> [SUPPLIED DATA]:

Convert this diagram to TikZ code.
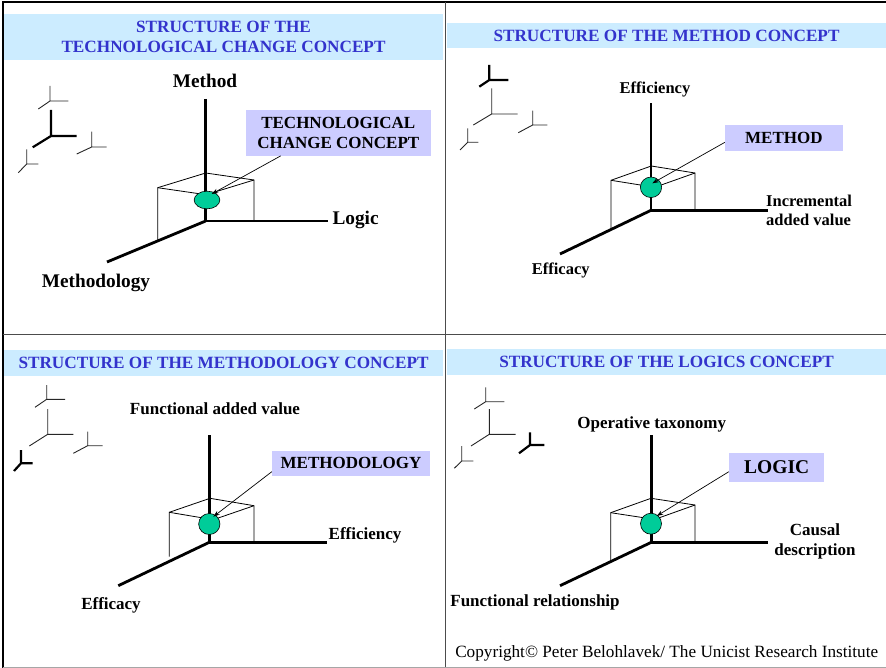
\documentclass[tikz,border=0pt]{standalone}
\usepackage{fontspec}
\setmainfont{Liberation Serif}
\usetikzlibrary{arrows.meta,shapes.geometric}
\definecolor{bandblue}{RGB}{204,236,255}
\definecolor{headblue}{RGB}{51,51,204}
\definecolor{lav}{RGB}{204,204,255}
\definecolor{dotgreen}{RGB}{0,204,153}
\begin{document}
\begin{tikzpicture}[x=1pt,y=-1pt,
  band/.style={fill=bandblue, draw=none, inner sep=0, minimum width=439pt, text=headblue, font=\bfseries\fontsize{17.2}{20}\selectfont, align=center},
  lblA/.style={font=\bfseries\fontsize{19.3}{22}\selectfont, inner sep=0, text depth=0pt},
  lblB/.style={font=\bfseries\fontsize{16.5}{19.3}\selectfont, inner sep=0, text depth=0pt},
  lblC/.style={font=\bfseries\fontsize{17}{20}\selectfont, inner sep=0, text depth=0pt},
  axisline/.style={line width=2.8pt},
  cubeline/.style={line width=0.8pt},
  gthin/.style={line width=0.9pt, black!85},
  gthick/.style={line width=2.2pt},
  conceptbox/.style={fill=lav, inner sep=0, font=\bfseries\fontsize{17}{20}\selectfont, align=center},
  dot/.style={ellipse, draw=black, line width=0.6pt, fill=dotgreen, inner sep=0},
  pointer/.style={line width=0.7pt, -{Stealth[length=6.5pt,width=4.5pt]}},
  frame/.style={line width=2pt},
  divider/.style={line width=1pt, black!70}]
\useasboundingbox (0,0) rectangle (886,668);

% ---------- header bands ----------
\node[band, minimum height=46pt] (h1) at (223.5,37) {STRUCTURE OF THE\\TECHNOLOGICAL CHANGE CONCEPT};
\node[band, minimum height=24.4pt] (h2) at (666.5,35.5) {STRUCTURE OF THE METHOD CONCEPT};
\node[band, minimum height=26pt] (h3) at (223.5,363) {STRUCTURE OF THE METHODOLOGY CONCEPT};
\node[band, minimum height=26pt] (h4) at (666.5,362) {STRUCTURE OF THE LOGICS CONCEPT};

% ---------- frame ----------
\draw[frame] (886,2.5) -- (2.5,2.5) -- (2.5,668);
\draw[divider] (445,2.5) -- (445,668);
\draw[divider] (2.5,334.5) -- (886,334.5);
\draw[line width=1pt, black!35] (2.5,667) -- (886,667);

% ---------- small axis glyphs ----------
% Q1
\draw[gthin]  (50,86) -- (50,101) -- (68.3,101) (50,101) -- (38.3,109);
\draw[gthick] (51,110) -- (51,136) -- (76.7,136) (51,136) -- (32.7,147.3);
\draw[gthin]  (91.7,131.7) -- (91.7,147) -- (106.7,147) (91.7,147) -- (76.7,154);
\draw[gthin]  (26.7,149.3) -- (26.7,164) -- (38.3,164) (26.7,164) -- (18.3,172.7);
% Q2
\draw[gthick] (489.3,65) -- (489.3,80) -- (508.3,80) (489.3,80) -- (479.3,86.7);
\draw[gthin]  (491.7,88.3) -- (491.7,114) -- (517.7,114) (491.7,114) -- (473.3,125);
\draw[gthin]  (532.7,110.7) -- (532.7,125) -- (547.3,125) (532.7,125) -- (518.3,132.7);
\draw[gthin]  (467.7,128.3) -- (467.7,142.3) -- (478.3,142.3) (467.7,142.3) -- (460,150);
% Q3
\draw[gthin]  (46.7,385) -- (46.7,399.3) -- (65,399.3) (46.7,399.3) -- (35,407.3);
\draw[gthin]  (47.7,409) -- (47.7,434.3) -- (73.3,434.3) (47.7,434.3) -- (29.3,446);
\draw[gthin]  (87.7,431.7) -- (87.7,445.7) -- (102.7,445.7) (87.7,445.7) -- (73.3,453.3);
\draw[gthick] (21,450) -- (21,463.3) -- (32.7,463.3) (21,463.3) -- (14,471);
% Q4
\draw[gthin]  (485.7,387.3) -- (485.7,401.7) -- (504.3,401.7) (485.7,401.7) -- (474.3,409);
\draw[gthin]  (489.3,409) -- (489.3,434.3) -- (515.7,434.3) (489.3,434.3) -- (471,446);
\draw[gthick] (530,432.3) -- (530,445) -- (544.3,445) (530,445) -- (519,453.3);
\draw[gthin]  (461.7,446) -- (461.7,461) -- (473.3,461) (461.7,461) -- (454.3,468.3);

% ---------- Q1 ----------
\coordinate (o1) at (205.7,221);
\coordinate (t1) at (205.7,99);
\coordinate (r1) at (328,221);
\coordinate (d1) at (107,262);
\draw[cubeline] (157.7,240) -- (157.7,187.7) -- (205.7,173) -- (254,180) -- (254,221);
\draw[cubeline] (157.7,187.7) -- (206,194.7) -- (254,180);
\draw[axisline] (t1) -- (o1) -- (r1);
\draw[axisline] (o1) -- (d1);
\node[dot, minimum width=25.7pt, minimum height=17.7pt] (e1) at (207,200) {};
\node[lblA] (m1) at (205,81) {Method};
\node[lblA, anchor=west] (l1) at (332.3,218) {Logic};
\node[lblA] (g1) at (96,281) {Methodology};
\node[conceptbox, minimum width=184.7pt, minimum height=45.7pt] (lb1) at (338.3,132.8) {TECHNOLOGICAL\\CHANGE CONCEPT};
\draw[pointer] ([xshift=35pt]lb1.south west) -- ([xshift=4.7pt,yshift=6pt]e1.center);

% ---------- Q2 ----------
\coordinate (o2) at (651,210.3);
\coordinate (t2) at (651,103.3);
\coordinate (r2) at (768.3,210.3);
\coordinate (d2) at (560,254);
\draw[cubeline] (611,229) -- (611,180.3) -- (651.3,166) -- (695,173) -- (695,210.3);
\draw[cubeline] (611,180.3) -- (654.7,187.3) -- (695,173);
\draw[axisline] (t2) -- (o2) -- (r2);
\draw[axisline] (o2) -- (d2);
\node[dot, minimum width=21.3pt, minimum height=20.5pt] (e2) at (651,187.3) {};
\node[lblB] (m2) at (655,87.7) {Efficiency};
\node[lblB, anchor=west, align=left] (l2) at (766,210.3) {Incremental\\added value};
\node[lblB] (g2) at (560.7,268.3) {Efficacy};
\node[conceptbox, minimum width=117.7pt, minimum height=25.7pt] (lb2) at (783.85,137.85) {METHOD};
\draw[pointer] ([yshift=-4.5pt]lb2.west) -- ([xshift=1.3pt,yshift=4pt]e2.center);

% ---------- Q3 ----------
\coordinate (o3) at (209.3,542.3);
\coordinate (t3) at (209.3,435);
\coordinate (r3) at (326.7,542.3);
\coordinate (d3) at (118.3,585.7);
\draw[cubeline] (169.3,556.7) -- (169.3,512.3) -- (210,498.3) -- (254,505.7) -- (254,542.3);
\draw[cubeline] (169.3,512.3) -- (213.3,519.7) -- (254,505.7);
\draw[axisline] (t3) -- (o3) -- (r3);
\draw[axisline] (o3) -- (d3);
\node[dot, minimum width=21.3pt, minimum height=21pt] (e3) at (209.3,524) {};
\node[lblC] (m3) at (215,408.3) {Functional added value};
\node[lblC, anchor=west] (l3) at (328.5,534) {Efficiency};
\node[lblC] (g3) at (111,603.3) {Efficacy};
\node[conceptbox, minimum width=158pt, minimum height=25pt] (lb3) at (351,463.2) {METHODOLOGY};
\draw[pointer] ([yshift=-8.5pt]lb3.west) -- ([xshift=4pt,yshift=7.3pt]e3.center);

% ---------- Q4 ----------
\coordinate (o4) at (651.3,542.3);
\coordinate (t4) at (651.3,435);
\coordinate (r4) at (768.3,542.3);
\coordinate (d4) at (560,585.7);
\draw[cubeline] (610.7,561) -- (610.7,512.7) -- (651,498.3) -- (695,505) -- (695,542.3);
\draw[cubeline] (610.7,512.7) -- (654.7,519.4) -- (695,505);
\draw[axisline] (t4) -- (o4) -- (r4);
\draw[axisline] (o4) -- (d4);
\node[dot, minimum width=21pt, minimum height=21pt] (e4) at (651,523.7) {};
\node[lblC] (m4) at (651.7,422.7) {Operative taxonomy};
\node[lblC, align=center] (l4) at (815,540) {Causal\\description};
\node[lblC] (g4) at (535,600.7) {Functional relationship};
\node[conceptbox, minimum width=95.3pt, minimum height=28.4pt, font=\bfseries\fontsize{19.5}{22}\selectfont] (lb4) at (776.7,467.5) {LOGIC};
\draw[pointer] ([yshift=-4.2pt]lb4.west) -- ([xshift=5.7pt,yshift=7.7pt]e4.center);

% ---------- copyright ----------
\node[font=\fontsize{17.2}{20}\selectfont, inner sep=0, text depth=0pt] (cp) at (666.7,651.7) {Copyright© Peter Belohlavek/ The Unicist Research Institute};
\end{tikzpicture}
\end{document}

> [TASK]:
Repeat the lines above, starting at the first and stopping after the line that holds "(0,0) rectangle (886,668);", with the pictures left out.

> [SOLUTION TO THE EXERCISE]:
Convert this diagram to TikZ code.
\documentclass[tikz,border=0pt]{standalone}
\usepackage{fontspec}
\setmainfont{Liberation Serif}
\usetikzlibrary{arrows.meta,shapes.geometric}
\definecolor{bandblue}{RGB}{204,236,255}
\definecolor{headblue}{RGB}{51,51,204}
\definecolor{lav}{RGB}{204,204,255}
\definecolor{dotgreen}{RGB}{0,204,153}
\begin{document}
\begin{tikzpicture}[x=1pt,y=-1pt,
  band/.style={fill=bandblue, draw=none, inner sep=0, minimum width=439pt, text=headblue, font=\bfseries\fontsize{17.2}{20}\selectfont, align=center},
  lblA/.style={font=\bfseries\fontsize{19.3}{22}\selectfont, inner sep=0, text depth=0pt},
  lblB/.style={font=\bfseries\fontsize{16.5}{19.3}\selectfont, inner sep=0, text depth=0pt},
  lblC/.style={font=\bfseries\fontsize{17}{20}\selectfont, inner sep=0, text depth=0pt},
  axisline/.style={line width=2.8pt},
  cubeline/.style={line width=0.8pt},
  gthin/.style={line width=0.9pt, black!85},
  gthick/.style={line width=2.2pt},
  conceptbox/.style={fill=lav, inner sep=0, font=\bfseries\fontsize{17}{20}\selectfont, align=center},
  dot/.style={ellipse, draw=black, line width=0.6pt, fill=dotgreen, inner sep=0},
  pointer/.style={line width=0.7pt, -{Stealth[length=6.5pt,width=4.5pt]}},
  frame/.style={line width=2pt},
  divider/.style={line width=1pt, black!70}]
\useasboundingbox (0,0) rectangle (886,668);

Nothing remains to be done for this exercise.